Para ler, na íntegra, o editorial da Folha de 5/1/1996.

[Editorial da Folha de S. Paulo de 5/1/1996]

«Reeleição popular

O apoio de três em cada quatro brasileiros à possibilidade de reeleição para o próximo presidente e futuros governadores e prefeitos mostra que a população vê com bons olhos a chance de renovar os mandatos dos que venham a se mostrar bons governantes.

O apoio também majoritário à idéia de permitir que os mandatários atuais já possam candidatar-se à reeleição indica que não encontra maior respaldo a tese de que uma tal mudança da regra eleitoral seja um casuísmo político.
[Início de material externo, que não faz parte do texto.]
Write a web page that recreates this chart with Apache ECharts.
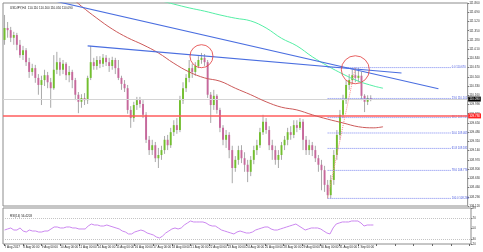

De fato, a pesquisa do Datafolha publicada ontem constata que 49% dos brasileiros apóiam a possibilidade de reeleição para o atual presidente da República. Ao passo que 40% são contrários a qualquer tipo de reeleição ou crêem que ela deveria ser permitida somente a partir do próximo presidente. No caso dos governadores e prefeitos, essas porcentagens são idênticas.

A reeleição-já conta com 50% de aprovação, contra 38% que não aprovam a tese. A opinião majoritária da população efetivamente encontra respaldo no bom senso. O argumento de que a reeleição ensejaria o uso eleitoral da máquina administrativa pelo mandatário-candidato parece enganador. Afinal, esquece ingenuamente que a “máquina” pode ser igualmente utilizada – como lamentavelmente ocorre amiúde – em prol do candidato de situação mesmo que não seja ele o mandatário.

Uma eventual emenda de reeleição, ademais, evidentemente não muda a lei para manter um governante. Ela apenas permite que ele se recandidate. Entre a candidatura e a renovação do mandato estará sempre o democrático e inquestionável veredicto das urnas.»